A Higher Cost of Entry

Yager says that along with growth in the oil sands, replacing thousands of new vertical shallow gas wells with fewer, high-volume extended-reach horizontal wells has made it more challenging for smaller companies to participate.

“The barriers to entry in terms of capital required have changed tremendously. At one time a new shallow gas well could be drilled and put on stream for $150,000. Today’s wells in unconventional plays cost from $3 million to $8 million each,” he says.

“This has materially changed the exploration and production companies developing the resource, and the type of oilfield services equipment employed. An industry that was once dominated by multiple smaller players is increasingly consolidating into fewer, larger entities. This has unintended consequences that are not well understood by the public.”

More Oil (Sands), Less Gas

Higher oil prices and horizontal drilling helped change Alberta from a natural gas hotbed to a global oil powerhouse.

In the oil sands, horizontal wells enabled a key technology called steam assisted gravity drainage (SAGD), which went into commercial service in 2001 to allow for a massive expansion of what is referred to as in situ oil sands production.

In 2005, mining dominated oil sands production, at about 625,000 barrels per day compared to 440,000 barrels per day from in situ projects. In situ oil sands production exceeded mining for the first time in 2013, at 1.1 million barrels per day compared to 975,000 barrels per day from mining.

Today the oil sands production split is nearly half and half. Last year, in situ projects–primarily SAGD–produced approximately 1.8 million barrels per day, compared to about 1.7 million barrels per day from mining.
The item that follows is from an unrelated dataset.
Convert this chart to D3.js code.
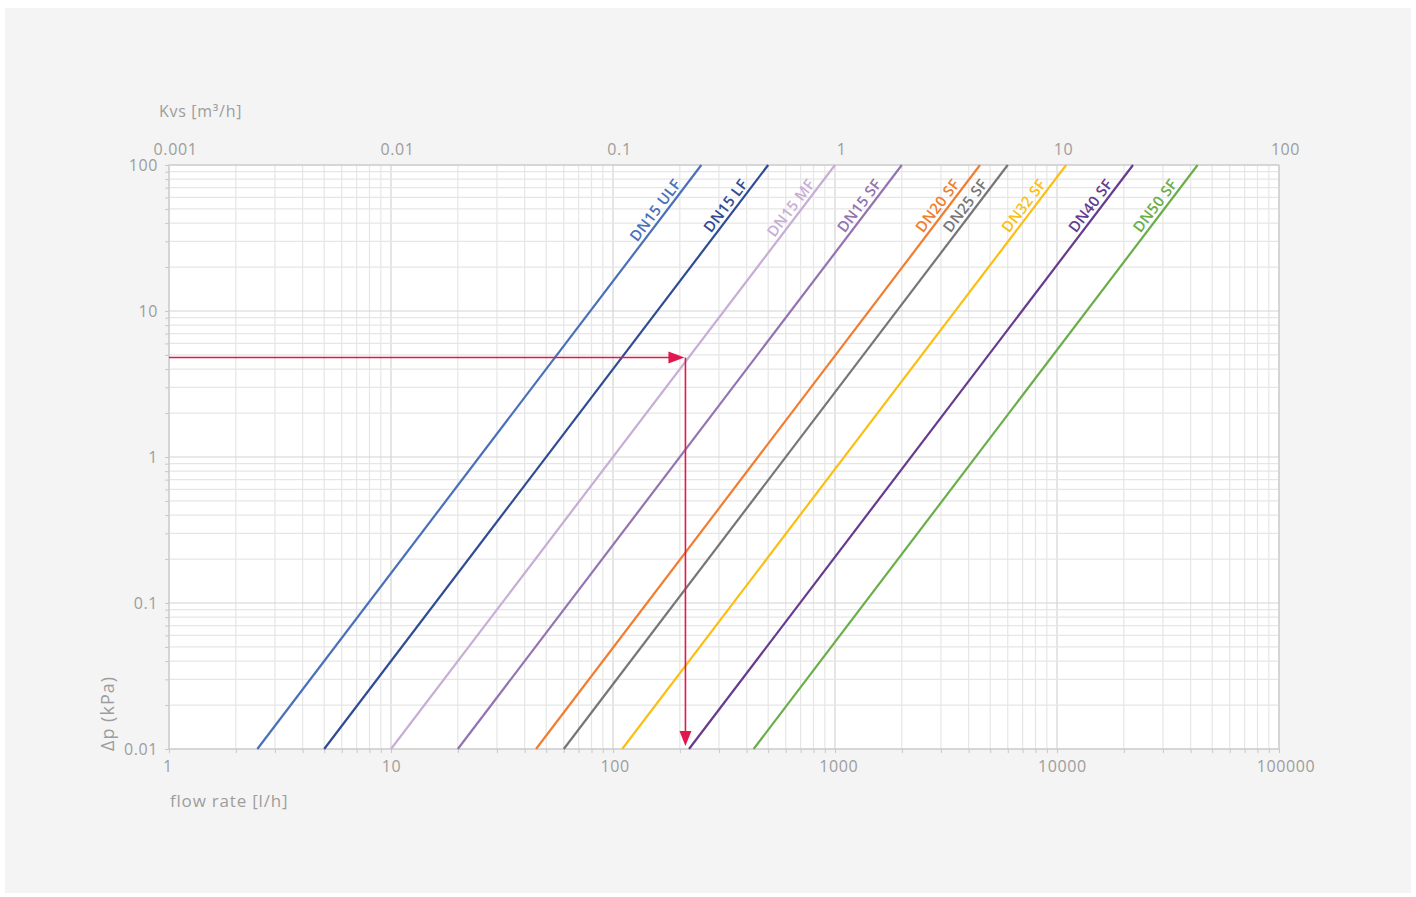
<!DOCTYPE html>
<html>
<head>
<meta charset="utf-8">
<script src="https://cdn.jsdelivr.net/npm/d3@7"></script>
<style>
  html, body { margin: 0; padding: 0; background: #ffffff; }
  svg { display: block; font-family: "Open Sans", "Noto Sans", sans-serif; }
</style>
</head>
<body>
<div id="chart_div"></div>
<script>
// valve series, flow rate [l/h] where each line meets 0.01 kPa and 100 kPa
var valveNames = ["DN15 ULF", "DN15 LF", "DN15 MF", "DN15 SF", "DN20 SF", "DN25 SF", "DN32 SF", "DN40 SF", "DN50 SF"];
var flowAtMin = [2.5, 5, 10, 20, 45, 60, 110, 220, 430];
var flowAtMax = [250, 500, 1000, 2000, 4500, 6000, 11000, 22000, 43000];
var dpRange = [0.01, 100];
var valveColors = ["#4a70b8", "#2f4b93", "#c8aed5", "#9474b0", "#f07d30", "#767676", "#fbbf14", "#663b8e", "#6aae4a"];

// tick labels
var flowTicks = [1, 10, 100, 1000, 10000, 100000];
var kvsTicks = [0.001, 0.01, 0.1, 1, 10, 100];
var dpTicks = [0.01, 0.1, 1, 10, 100];

// example reading (red arrow)
var arrowDp = 4.8;
var arrowFlow = 212;

var width = 1416, height = 897;
var plotLeft = 169, plotRight = 1279, plotTop = 165, plotBottom = 749;

var svg = d3.select("#chart_div")
    .append("svg")
    .attr("width", width)
    .attr("height", height);

svg.append("rect")
    .attr("x", 5).attr("y", 8)
    .attr("width", 1406).attr("height", 885)
    .style("fill", "#f4f4f4");

var x = d3.scaleLog().domain([1, 100000]).range([plotLeft, plotRight]);
var xKvs = d3.scaleLog().domain([0.001, 100]).range([plotLeft, plotRight]);
var y = d3.scaleLog().domain([0.01, 100]).range([plotBottom, plotTop]);

svg.append("rect")
    .attr("x", plotLeft).attr("y", plotTop)
    .attr("width", plotRight - plotLeft).attr("height", plotBottom - plotTop)
    .style("fill", "#ffffff");

// minor and major grid
var xAll = x.ticks(50);
var yAll = y.ticks(50);
function isMajor(v) { return Math.abs(Math.log10(v) - Math.round(Math.log10(v))) < 1e-6; }

svg.append("g").selectAll("line")
    .data(xAll)
    .enter().append("line")
    .attr("x1", function(d) { return x(d); })
    .attr("x2", function(d) { return x(d); })
    .attr("y1", plotTop).attr("y2", plotBottom)
    .style("stroke", function(d) { return isMajor(d) ? "#d4d4d4" : "#e6e6e6"; })
    .style("stroke-width", 1.2);

svg.append("g").selectAll("line")
    .data(yAll)
    .enter().append("line")
    .attr("y1", function(d) { return y(d); })
    .attr("y2", function(d) { return y(d); })
    .attr("x1", plotLeft).attr("x2", plotRight)
    .style("stroke", function(d) { return isMajor(d) ? "#d4d4d4" : "#e6e6e6"; })
    .style("stroke-width", 1.2);

svg.append("rect")
    .attr("x", plotLeft).attr("y", plotTop)
    .attr("width", plotRight - plotLeft).attr("height", plotBottom - plotTop)
    .style("fill", "none")
    .style("stroke", "#cccccc")
    .style("stroke-width", 1.2);

// axes
var xAxis = d3.axisBottom(x)
    .tickValues(xAll)
    .tickSize(4)
    .tickPadding(8)
    .tickFormat(function(d) { return flowTicks.indexOf(d) >= 0 ? d3.format("d")(d) : ""; });
var gx = svg.append("g")
    .attr("transform", "translate(0," + plotBottom + ")")
    .call(xAxis);

var yAxis = d3.axisLeft(y)
    .tickValues(yAll)
    .tickSize(4)
    .tickPadding(7)
    .tickFormat(function(d) { return dpTicks.indexOf(d) >= 0 ? String(d) : ""; });
var gy = svg.append("g")
    .attr("transform", "translate(" + plotLeft + ",0)")
    .call(yAxis);

var xTop = d3.axisTop(xKvs)
    .tickValues(kvsTicks)
    .tickSize(0)
    .tickPadding(10)
    .tickFormat(function(d) { return String(d); });
var gt = svg.append("g")
    .attr("transform", "translate(0," + plotTop + ")")
    .call(xTop);

[gx, gy, gt].forEach(function(g) {
    g.select(".domain").remove();
    g.selectAll(".tick line").style("stroke", "#c8c8c8");
    g.selectAll(".tick text")
        .style("fill", "#9d9d9d")
        .style("font-size", "16px")
        .style("letter-spacing", "0.6px")
        .style("font-family", "'Open Sans', 'Noto Sans', sans-serif");
});
gx.selectAll(".tick text").attr("dx", function(d) { return (String(d).length - 2) * 1.6; });
gt.selectAll(".tick text").attr("dx", 6);

// axis titles
svg.append("text")
    .attr("x", 159).attr("y", 117)
    .style("fill", "#9d9d9d").style("font-size", "16px").style("letter-spacing", "0.7px")
    .text("Kvs [m³/h]");

svg.append("text")
    .attr("x", 170).attr("y", 807)
    .style("fill", "#9d9d9d").style("font-size", "17px").style("letter-spacing", "0.8px")
    .text("flow rate [l/h]");

svg.append("text")
    .attr("transform", "translate(114,751) rotate(-90)")
    .style("fill", "#9d9d9d").style("font-size", "18px").style("letter-spacing", "1px")
    .text("Δp (kPa)");

// valve lines
var valves = valveNames.map(function(name, i) {
    return { name: name, color: valveColors[i], q0: flowAtMin[i], q1: flowAtMax[i] };
});

var lines = svg.append("g").selectAll(".valve")
    .data(valves)
    .enter().append("g")
    .attr("class", "valve");

lines.append("line")
    .attr("x1", function(d) { return x(d.q0); })
    .attr("y1", y(dpRange[0]))
    .attr("x2", function(d) { return x(d.q1); })
    .attr("y2", y(dpRange[1]))
    .style("stroke", function(d) { return d.color; })
    .style("stroke-width", 2.2);

lines.append("text")
    .attr("transform", function(d) {
        var x0 = x(d.q0), y0 = y(dpRange[0]), x1 = x(d.q1), y1 = y(dpRange[1]);
        var len = Math.sqrt((x1 - x0) * (x1 - x0) + (y1 - y0) * (y1 - y0));
        var ux = (x1 - x0) / len, uy = (y1 - y0) / len;
        var px = x1 - ux * 27, py = y1 - uy * 27;
        var ang = Math.atan2(uy, ux) * 180 / Math.PI;
        return "translate(" + px + "," + py + ") rotate(" + ang + ")";
    })
    .attr("dy", -4)
    .attr("text-anchor", "end")
    .style("fill", function(d) { return d.color; })
    .style("font-size", "15px")
    .style("font-weight", 600)
    .style("letter-spacing", "0.3px")
    .text(function(d) { return d.name; });

// red arrow reading
var red = "#e2174d";
svg.append("line")
    .attr("x1", plotLeft).attr("y1", y(arrowDp))
    .attr("x2", x(arrowFlow) - 14).attr("y2", y(arrowDp))
    .style("stroke", red).style("stroke-width", 1.6);
svg.append("path")
    .attr("d", d3.line()([[x(arrowFlow) - 17, y(arrowDp) - 6], [x(arrowFlow) - 1, y(arrowDp)], [x(arrowFlow) - 17, y(arrowDp) + 6]]))
    .style("fill", red);
svg.append("line")
    .attr("x1", x(arrowFlow)).attr("y1", y(arrowDp))
    .attr("x2", x(arrowFlow)).attr("y2", plotBottom - 16)
    .style("stroke", red).style("stroke-width", 1.6);
svg.append("path")
    .attr("d", d3.line()([[x(arrowFlow) - 6, plotBottom - 18], [x(arrowFlow), plotBottom - 3], [x(arrowFlow) + 6, plotBottom - 18]]))
    .style("fill", red);
</script>
</body>
</html>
Natural gas used to exceed oil production in Alberta. In 2005, natural gas provided 54 per cent of the province’s total oil and gas supply. Nearly two decades later, oil accounts for 60 per cent compared to 29 per cent from natural gas. The remaining approximately 11 per cent of production is natural gas liquids like propane, butane and ethane.

Alberta’s non-renewable resource revenue reflects the shift in activity to more oil sands and less natural gas.

In 2005, Alberta received $8.4 billion in natural gas royalties and $950 million from the oil sands. In 2023, the oil sands led by a wide margin, providing $16.9 billion in royalties compared to $3.6 billion from natural gas.

Innovation and Emerging Resources

As Alberta’s oil and gas industry continues to evolve, another shift is happening as investments increase into emissions reduction technologies like carbon capture and storage (CCS) and emerging resources.

Since 2015, CCS projects in Alberta have safely stored more than 14 million tonnes of CO2 that would have otherwise been emitted to the atmosphere. And more CCS capacity is being developed.

Construction is underway on an $8.9-billion new net-zero plant producing polyethylene, the world’s most widely used plastic, that will capture and store CO2 emissions using the Alberta Carbon Trunk Line hub. Two additional CCS projects got the green light to proceed this summer.

Meanwhile, in 2023, producers spent $700 million on emerging resources including hydrogen, geothermal energy, helium and lithium. That’s more than double the $230 million invested in 2020, the first year the AER collected the data.

“Energy service contractors are on the frontlines of Canada’s energy evolution, helping develop new subsurface commodities such as lithium, heat from geothermal and helium,” Scholz says.

“The next level of innovation will be on the emission reduction front, and we see breakthroughs in electrification, batteries, bi-fuel engines and fuel-switching,” he says.

“The same level of collaboration between service providers and operators that we saw in our productivity improvement is required to achieve similar results with emission reduction technologies.”